*WORK TO DO*
Where a line of the listing below includes the word "React", reproduce that line.

*COLLECTED MATERIAL*
━━━━
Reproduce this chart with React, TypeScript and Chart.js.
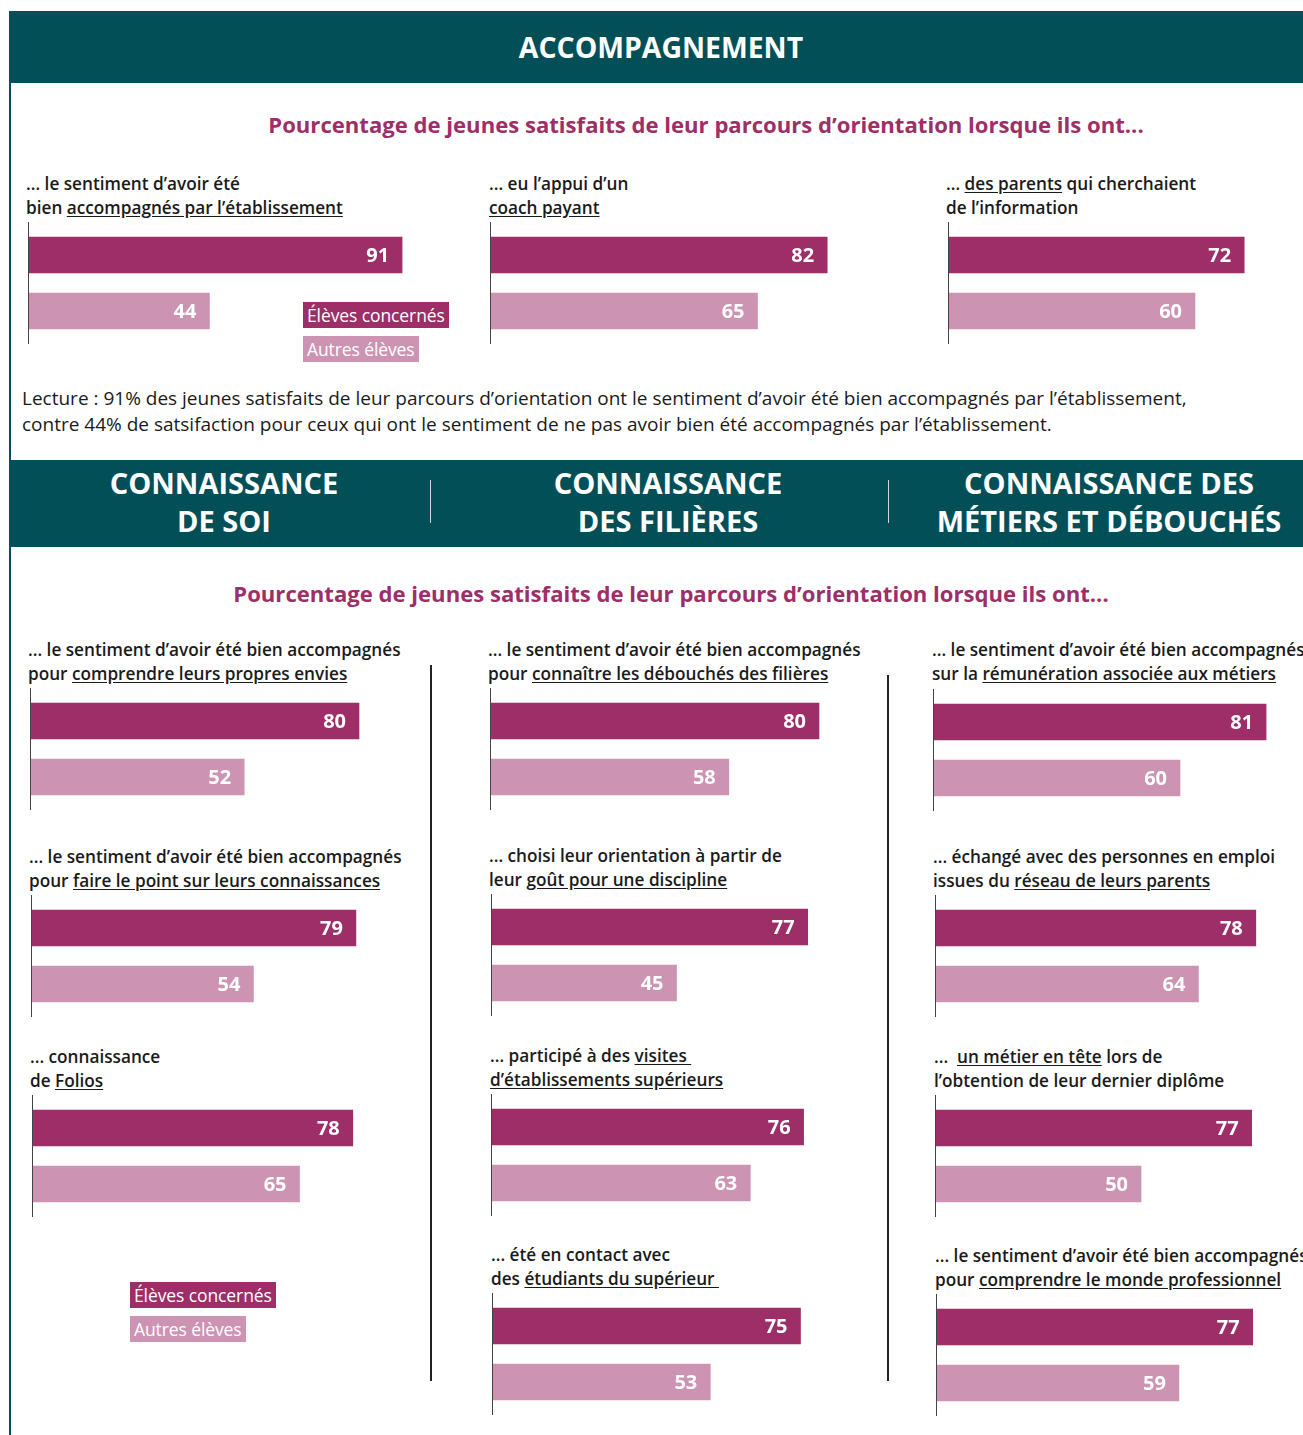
import React, { useEffect, useRef } from "react";
import { Chart, registerables } from "chart.js";

Chart.register(...registerables);

// ---------- DATA ----------
const seriesNames = ["Élèves concernés", "Autres élèves"];

const topTitle = "ACCOMPAGNEMENT";
const subtitle = "Pourcentage de jeunes satisfaits de leur parcours d’orientation lorsque ils ont...";
const topLabels = [
  ["... le sentiment d’avoir été", "bien _accompagnés par l’établissement_"],
  ["... eu l’appui d’un", "_coach payant_"],
  ["... _des parents_ qui cherchaient", "de l’information"],
];
const topConcernes = [91, 82, 72];
const topAutres = [44, 65, 60];

const lecture = [
  "Lecture : 91% des jeunes satisfaits de leur parcours d’orientation ont le sentiment d’avoir été bien accompagnés par l’établissement,",
  "contre 44% de satsifaction pour ceux qui ont le sentiment de ne pas avoir bien été accompagnés par l’établissement.",
];

const sectionTitles = [
  ["CONNAISSANCE", "DE SOI"],
  ["CONNAISSANCE", "DES FILIÈRES"],
  ["CONNAISSANCE DES", "MÉTIERS ET DÉBOUCHÉS"],
];

const soiLabels = [
  ["... le sentiment d’avoir été bien accompagnés", "pour _comprendre leurs propres envies_"],
  ["... le sentiment d’avoir été bien accompagnés", "pour _faire le point sur leurs connaissances_"],
  ["... connaissance", "de _Folios_"],
];
const soiConcernes = [80, 79, 78];
const soiAutres = [52, 54, 65];

const filieresLabels = [
  ["... le sentiment d’avoir été bien accompagnés", "pour _connaître les débouchés des filières_"],
  ["... choisi leur orientation à partir de", "leur _goût pour une discipline_"],
  ["... participé à des _visites _", "_d’établissements supérieurs_"],
  ["... été en contact avec", "des _étudiants du supérieur _"],
];
const filieresConcernes = [80, 77, 76, 75];
const filieresAutres = [58, 45, 63, 53];

const metiersLabels = [
  ["... le sentiment d’avoir été bien accompagnés", "sur la _rémunération associée aux métiers_"],
  ["... échangé avec des personnes en emploi", "issues du _réseau de leurs parents_"],
  ["...  _un métier en tête_ lors de", "l’obtention de leur dernier diplôme"],
  ["... le sentiment d’avoir été bien accompagnés", "pour _comprendre le monde professionnel_"],
];
const metiersConcernes = [81, 78, 77, 77];
const metiersAutres = [60, 64, 50, 59];

// ---------- STYLE ----------
const TEAL = "#034f58";
const DARK = "#9e2e67";
const LIGHT = "#cd93b3";
const TEXT = "#1a1a1a";
const FONT = "'Open Sans', 'Noto Sans', sans-serif";

const axisLinePlugin = {
  id: "axisLine",
  beforeDatasetsDraw(chart: any) {
    const { ctx, chartArea } = chart;
    ctx.save();
    ctx.strokeStyle = "#444";
    ctx.lineWidth = 1;
    ctx.beginPath();
    ctx.moveTo(chartArea.left - 0.5, 0);
    ctx.lineTo(chartArea.left - 0.5, chart.height);
    ctx.stroke();
    ctx.restore();
  },
};

const valuePlugin = {
  id: "valueLabels",
  afterDatasetsDraw(chart: any) {
    const { ctx } = chart;
    const meta = chart.getDatasetMeta(0);
    const data = chart.data.datasets[0].data as number[];
    ctx.save();
    ctx.fillStyle = "#ffffff";
    ctx.font = `bold 20px ${FONT}`;
    ctx.textAlign = "right";
    ctx.textBaseline = "middle";
    meta.data.forEach((bar: any, i: number) => {
      ctx.fillText(String(data[i]), bar.x - 13, bar.y + 1);
    });
    ctx.restore();
  },
};

function BarPanel({ values, left, top }: { values: number[]; left: number; top: number }) {
  const ref = useRef<HTMLCanvasElement | null>(null);
  useEffect(() => {
    if (!ref.current) return;
    const chart = new Chart(ref.current, {
      type: "bar",
      data: {
        labels: seriesNames,
        datasets: [
          {
            data: values,
            backgroundColor: [DARK, LIGHT],
            barThickness: 36,
            borderWidth: 0,
          },
        ],
      },
      options: {
        indexAxis: "y",
        animation: false,
        responsive: false,
        maintainAspectRatio: false,
        devicePixelRatio: 1,
        layout: { padding: { top: 5, bottom: 5, left: 1, right: 10 } },
        scales: {
          x: { display: false, min: 0, max: 100 },
          y: { display: false },
        },
        plugins: { legend: { display: false }, tooltip: { enabled: false } },
      },
      plugins: [axisLinePlugin, valuePlugin],
    } as any);
    return () => chart.destroy();
  }, [values]);
  return (
    <canvas
      ref={ref}
      width={421}
      height={122}
      style={{ position: "absolute", left, top, width: 421, height: 122 }}
    />
  );
}

function Rich({ text }: { text: string }) {
  const parts = text.split("_");
  return (
    <>
      {parts.map((p, i) =>
        i % 2 === 1 ? (
          <span key={i} style={{ textDecoration: "underline", textUnderlineOffset: 2 }}>
            {p}
          </span>
        ) : (
          <span key={i}>{p}</span>
        )
      )}
    </>
  );
}

function Label({ lines, left, cy }: { lines: string[]; left: number; cy: number }) {
  return (
    <div
      style={{
        position: "absolute",
        left,
        top: cy - 12,
        fontFamily: FONT,
        fontWeight: 600,
        fontSize: 17.2,
        lineHeight: "23.5px",
        color: TEXT,
        whiteSpace: "pre",
      }}
    >
      {lines.map((l, i) => (
        <div key={i}>
          <Rich text={l} />
        </div>
      ))}
    </div>
  );
}

function Legend({ left, top }: { left: number; top: number }) {
  const box = (bg: string, txt: string, t: number) => (
    <div
      style={{
        position: "absolute",
        left,
        top: t,
        height: 26,
        lineHeight: "26px",
        padding: "0 4px",
        background: bg,
        color: "#fff",
        fontFamily: FONT,
        fontSize: 17.5,
        letterSpacing: -0.1,
        whiteSpace: "nowrap",
      }}
    >
      {txt}
    </div>
  );
  return (
    <>
      {box(DARK, seriesNames[0], top)}
      {box(LIGHT, seriesNames[1], top + 34)}
    </>
  );
}

function Centered({ text, cx, cy, size, color, weight = 700, spacing = 0 }: any) {
  return (
    <div
      style={{
        position: "absolute",
        left: cx - 500,
        width: 1000,
        top: cy - size * 0.68,
        lineHeight: `${size * 1.3}px`,
        textAlign: "center",
        fontFamily: FONT,
        fontWeight: weight,
        fontSize: size,
        letterSpacing: spacing,
        color,
        whiteSpace: "nowrap",
      }}
    >
      {text}
    </div>
  );
}

export default function App() {
  const topPanels = [
    { lx: 26, ly: 184, ax: 28, at: 222 },
    { lx: 489, ly: 184, ax: 490, at: 222 },
    { lx: 946, ly: 184, ax: 948, at: 222 },
  ];
  const soiPos = [
    { lx: 28, ly: 650, ax: 30, at: 688 },
    { lx: 29, ly: 857, ax: 31, at: 895 },
    { lx: 30, ly: 1057, ax: 32, at: 1095 },
  ];
  const filPos = [
    { lx: 488, ly: 650, ax: 490, at: 688 },
    { lx: 489, ly: 856, ax: 491, at: 894 },
    { lx: 490, ly: 1056, ax: 491, at: 1094 },
    { lx: 491, ly: 1255, ax: 492, at: 1293 },
  ];
  const metPos = [
    { lx: 932, ly: 650, ax: 933, at: 689 },
    { lx: 933, ly: 857, ax: 935, at: 895 },
    { lx: 934, ly: 1057, ax: 935, at: 1095 },
    { lx: 935, ly: 1256, ax: 936, at: 1294 },
  ];

  return (
    <div
      style={{
        position: "absolute",
        left: 0,
        top: 0,
        width: 1303,
        height: 1435,
        overflow: "hidden",
        background: "#fff",
      }}
    >
      {/* frame */}
      <div style={{ position: "absolute", left: 9, top: 11, width: 2, height: 1424, background: TEAL }} />
      <div style={{ position: "absolute", left: 9, top: 11, width: 1294, height: 72, background: TEAL }} />
      <Centered text={topTitle} cx={661} cy={48} size={28.4} color="#fff" />
      <Centered text={subtitle} cx={706} cy={125} size={22.1} color={DARK} />

      {topPanels.map((p, i) => (
        <React.Fragment key={"t" + i}>
          <Label lines={topLabels[i]} left={p.lx} cy={p.ly} />
          <BarPanel values={[topConcernes[i], topAutres[i]]} left={p.ax} top={p.at} />
        </React.Fragment>
      ))}
      <Legend left={303} top={302} />

      <div
        style={{
          position: "absolute",
          left: 22,
          top: 385,
          fontFamily: FONT,
          fontSize: 19,
          lineHeight: "26px",
          color: TEXT,
          whiteSpace: "nowrap",
        }}
      >
        <div>{lecture[0]}</div>
        <div>{lecture[1]}</div>
      </div>

      {/* second band */}
      <div style={{ position: "absolute", left: 9, top: 460, width: 1294, height: 87, background: TEAL }} />
      {sectionTitles.map((t, i) => {
        const cx = [224, 668, 1109][i];
        return (
          <React.Fragment key={"s" + i}>
            <Centered text={t[0]} cx={cx} cy={484} size={29} color="#fff" />
            <Centered text={t[1]} cx={cx} cy={522} size={29} color="#fff" />
          </React.Fragment>
        );
      })}
      <div style={{ position: "absolute", left: 430, top: 480, width: 1, height: 43, background: "#cfd8da" }} />
      <div style={{ position: "absolute", left: 888, top: 480, width: 1, height: 43, background: "#cfd8da" }} />

      <Centered text={subtitle} cx={671} cy={594} size={22.1} color={DARK} />

      <div style={{ position: "absolute", left: 430, top: 665, width: 2, height: 716, background: "#222" }} />
      <div style={{ position: "absolute", left: 887, top: 675, width: 2, height: 706, background: "#222" }} />

      {soiPos.map((p, i) => (
        <React.Fragment key={"a" + i}>
          <Label lines={soiLabels[i]} left={p.lx} cy={p.ly} />
          <BarPanel values={[soiConcernes[i], soiAutres[i]]} left={p.ax} top={p.at} />
        </React.Fragment>
      ))}
      {filPos.map((p, i) => (
        <React.Fragment key={"b" + i}>
          <Label lines={filieresLabels[i]} left={p.lx} cy={p.ly} />
          <BarPanel values={[filieresConcernes[i], filieresAutres[i]]} left={p.ax} top={p.at} />
        </React.Fragment>
      ))}
      {metPos.map((p, i) => (
        <React.Fragment key={"c" + i}>
          <Label lines={metiersLabels[i]} left={p.lx} cy={p.ly} />
          <BarPanel values={[metiersConcernes[i], metiersAutres[i]]} left={p.ax} top={p.at} />
        </React.Fragment>
      ))}
      <Legend left={130} top={1282} />
    </div>
  );
}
━━━━
*WRITTEN RESPONSE*
Reproduce this chart with React, TypeScript and Chart.js.
import React, { useEffect, useRef } from "react";
        <React.Fragment key={"t" + i}>
        </React.Fragment>
          <React.Fragment key={"s" + i}>
          </React.Fragment>
        <React.Fragment key={"a" + i}>
        </React.Fragment>
        <React.Fragment key={"b" + i}>
        </React.Fragment>
        <React.Fragment key={"c" + i}>
        </React.Fragment>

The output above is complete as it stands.